> **INFORMATION SUPPLIED**
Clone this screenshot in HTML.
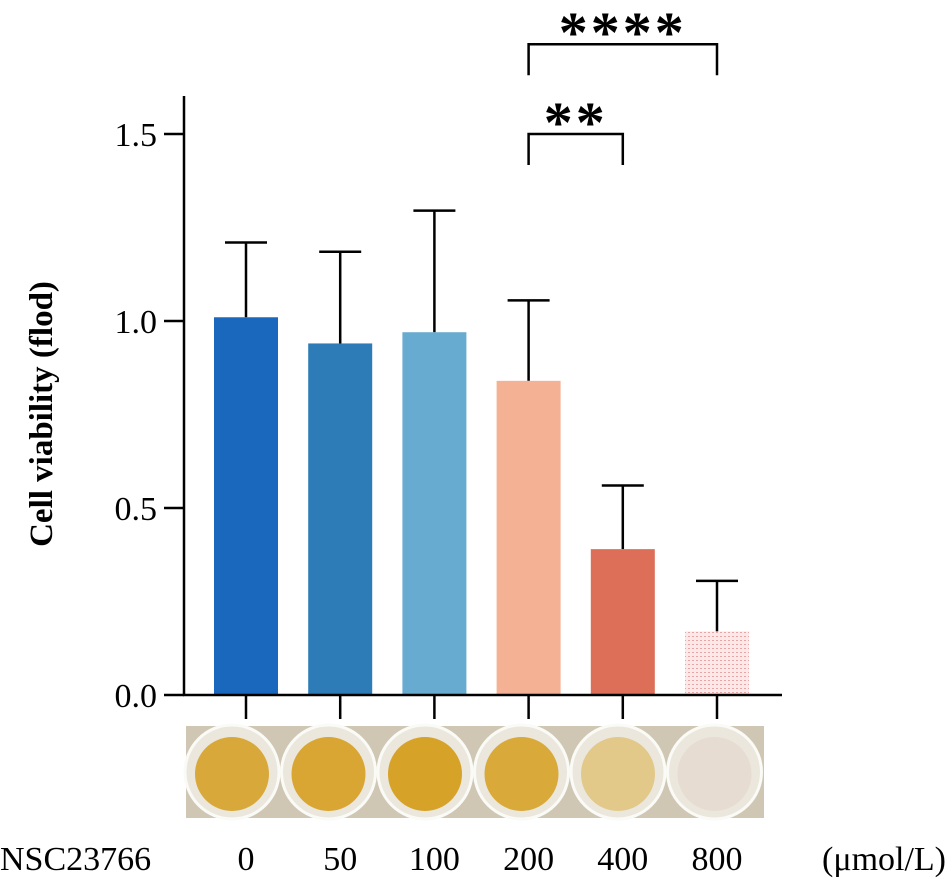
<!DOCTYPE html>
<html><head><meta charset="utf-8"><style>
body{margin:0;background:#fff;}
svg text{font-family:"Liberation Serif",serif;fill:#000;}
</style></head><body>
<svg width="948" height="884" viewBox="0 0 948 884" xmlns="http://www.w3.org/2000/svg">
<defs>
<pattern id="dots" width="4" height="4" patternUnits="userSpaceOnUse"><rect width="4" height="4" fill="#fbe8e8"/><rect width="2" height="1" fill="#e9a4a4"/></pattern>
</defs>
<g id="plot"></g>
<text x="52" y="414" font-size="33" font-weight="bold" text-anchor="middle" transform="rotate(-90 52 414)">Cell viability (flod)</text>
<script>
const categories=["0","50","100","200","400","800"];
const means=[1.01,0.94,0.97,0.84,0.39,0.17];
const errs=[0.20,0.245,0.325,0.215,0.17,0.135];
const colors=["#1a68bd","#2e7cb7","#68abd0","#f5b193","#dd6e57","url(#dots)"];
const wellColors=["#d8a93a","#d9a634","#d7a228","#d9aa3a","#e2c98a","#e6dcd2"];
const yTicks=[0,0.5,1.0,1.5];
const yTickLabels=["0.0","0.5","1.0","1.5"];
const sigs=[{a:3,b:4,label:"**",y:1.5},{a:3,b:5,label:"****",y:1.74}];
const NS="http://www.w3.org/2000/svg";
const g=document.getElementById('plot');
const y0=695,ppu=374,x0=246,step=94.2,bw=64;
const Y=v=>y0-v*ppu, X=i=>x0+i*step;
function mk(t,a){const e=document.createElementNS(NS,t);for(const k in a)e.setAttribute(k,a[k]);g.appendChild(e);return e;}
const ph=mk('rect',{x:186,y:726,width:578,height:92,fill:'#cfc7b3'});


categories.forEach((c,i)=>{
 const cx=232+i*96.5;
 const w=mk('circle',{cx:cx,cy:772,r:47,fill:'#ebe7dd',stroke:'#fafaf6','stroke-width':3});
 
 
 mk('circle',{cx:cx,cy:774,r:37,fill:wellColors[i]});
});
categories.forEach((c,i)=>{
 const x=X(i);
 const e=mk('line',{x1:x,x2:x,y1:Y(means[i]),y2:Y(means[i]+errs[i]),stroke:'#000','stroke-width':2.5});
 
 
 const cap=mk('line',{x1:x-21,x2:x+21,y1:Y(means[i]+errs[i]),y2:Y(means[i]+errs[i]),stroke:'#000','stroke-width':2.5});
 
 
 const b=mk('rect',{x:x-bw/2,y:Y(means[i]),width:bw,height:means[i]*ppu,fill:colors[i]});
 
 
 const t=mk('line',{x1:x,x2:x,y1:y0,y2:y0+24,stroke:'#000','stroke-width':2.5});
 
 
 const l=mk('text',{x:x,y:870,'font-size':34,'text-anchor':'middle'});l.textContent=c;
 
 
});
const ya=mk('line',{x1:184,x2:184,y1:96,y2:696,stroke:'#000','stroke-width':2.5});


const xa=mk('line',{x1:183,x2:782,y1:695,y2:695,stroke:'#000','stroke-width':2.5});


yTicks.forEach((v,i)=>{
 const t=mk('line',{x1:164,x2:184,y1:Y(v),y2:Y(v),stroke:'#000','stroke-width':2.5});
 
 
 const l=mk('text',{x:157,y:Y(v)+12,'font-size':34,'text-anchor':'end'});l.textContent=yTickLabels[i];
 
 
});
sigs.forEach(s=>{
 const xa_=X(s.a),xb=X(s.b),yy=Y(s.y);
 const p=mk('path',{d:`M${xa_},${yy+31}V${yy}H${xb}V${yy+31}`,fill:'none',stroke:'#000','stroke-width':2.5});
 
 
 const t=mk('text',{x:(xa_+xb)/2,y:yy+8,'font-size':58,'font-weight':'bold','text-anchor':'middle','letter-spacing':3});t.textContent=s.label;
 
 
});
const n=mk('text',{x:0,y:870,'font-size':34});n.textContent="NSC23766";


const u=mk('text',{x:946,y:870,'font-size':34,'text-anchor':'end'});u.textContent="(μmol/L)";


</script>
</svg>
</body></html>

> **WHAT YOU WILL DO**
Leave out the pictures and transcribe everything else exactly.

> **THE REPLY**
Clone this screenshot in HTML.
<!DOCTYPE html>
<html><head><meta charset="utf-8"><style>
body{margin:0;background:#fff;}
svg text{font-family:"Liberation Serif",serif;fill:#000;}
</style></head><body>
<svg width="948" height="884" viewBox="0 0 948 884" xmlns="http://www.w3.org/2000/svg">
<defs>
<pattern id="dots" width="4" height="4" patternUnits="userSpaceOnUse"><rect width="4" height="4" fill="#fbe8e8"/><rect width="2" height="1" fill="#e9a4a4"/></pattern>
</defs>
<g id="plot"></g>
<text x="52" y="414" font-size="33" font-weight="bold" text-anchor="middle" transform="rotate(-90 52 414)">Cell viability (flod)</text>
<script>
const categories=["0","50","100","200","400","800"];
const means=[1.01,0.94,0.97,0.84,0.39,0.17];
const errs=[0.20,0.245,0.325,0.215,0.17,0.135];
const colors=["#1a68bd","#2e7cb7","#68abd0","#f5b193","#dd6e57","url(#dots)"];
const wellColors=["#d8a93a","#d9a634","#d7a228","#d9aa3a","#e2c98a","#e6dcd2"];
const yTicks=[0,0.5,1.0,1.5];
const yTickLabels=["0.0","0.5","1.0","1.5"];
const sigs=[{a:3,b:4,label:"**",y:1.5},{a:3,b:5,label:"****",y:1.74}];
const NS="http://www.w3.org/2000/svg";
const g=document.getElementById('plot');
const y0=695,ppu=374,x0=246,step=94.2,bw=64;
const Y=v=>y0-v*ppu, X=i=>x0+i*step;
function mk(t,a){const e=document.createElementNS(NS,t);for(const k in a)e.setAttribute(k,a[k]);g.appendChild(e);return e;}
const ph=mk('rect',{x:186,y:726,width:578,height:92,fill:'#cfc7b3'});


categories.forEach((c,i)=>{
 const cx=232+i*96.5;
 const w=mk('circle',{cx:cx,cy:772,r:47,fill:'#ebe7dd',stroke:'#fafaf6','stroke-width':3});
 
 
 mk('circle',{cx:cx,cy:774,r:37,fill:wellColors[i]});
});
categories.forEach((c,i)=>{
 const x=X(i);
 const e=mk('line',{x1:x,x2:x,y1:Y(means[i]),y2:Y(means[i]+errs[i]),stroke:'#000','stroke-width':2.5});
 
 
 const cap=mk('line',{x1:x-21,x2:x+21,y1:Y(means[i]+errs[i]),y2:Y(means[i]+errs[i]),stroke:'#000','stroke-width':2.5});
 
 
 const b=mk('rect',{x:x-bw/2,y:Y(means[i]),width:bw,height:means[i]*ppu,fill:colors[i]});
 
 
 const t=mk('line',{x1:x,x2:x,y1:y0,y2:y0+24,stroke:'#000','stroke-width':2.5});
 
 
 const l=mk('text',{x:x,y:870,'font-size':34,'text-anchor':'middle'});l.textContent=c;
 
 
});
const ya=mk('line',{x1:184,x2:184,y1:96,y2:696,stroke:'#000','stroke-width':2.5});


const xa=mk('line',{x1:183,x2:782,y1:695,y2:695,stroke:'#000','stroke-width':2.5});


yTicks.forEach((v,i)=>{
 const t=mk('line',{x1:164,x2:184,y1:Y(v),y2:Y(v),stroke:'#000','stroke-width':2.5});
 
 
 const l=mk('text',{x:157,y:Y(v)+12,'font-size':34,'text-anchor':'end'});l.textContent=yTickLabels[i];
 
 
});
sigs.forEach(s=>{
 const xa_=X(s.a),xb=X(s.b),yy=Y(s.y);
 const p=mk('path',{d:`M${xa_},${yy+31}V${yy}H${xb}V${yy+31}`,fill:'none',stroke:'#000','stroke-width':2.5});
 
 
 const t=mk('text',{x:(xa_+xb)/2,y:yy+8,'font-size':58,'font-weight':'bold','text-anchor':'middle','letter-spacing':3});t.textContent=s.label;
 
 
});
const n=mk('text',{x:0,y:870,'font-size':34});n.textContent="NSC23766";


const u=mk('text',{x:946,y:870,'font-size':34,'text-anchor':'end'});u.textContent="(μmol/L)";


</script>
</svg>
</body></html>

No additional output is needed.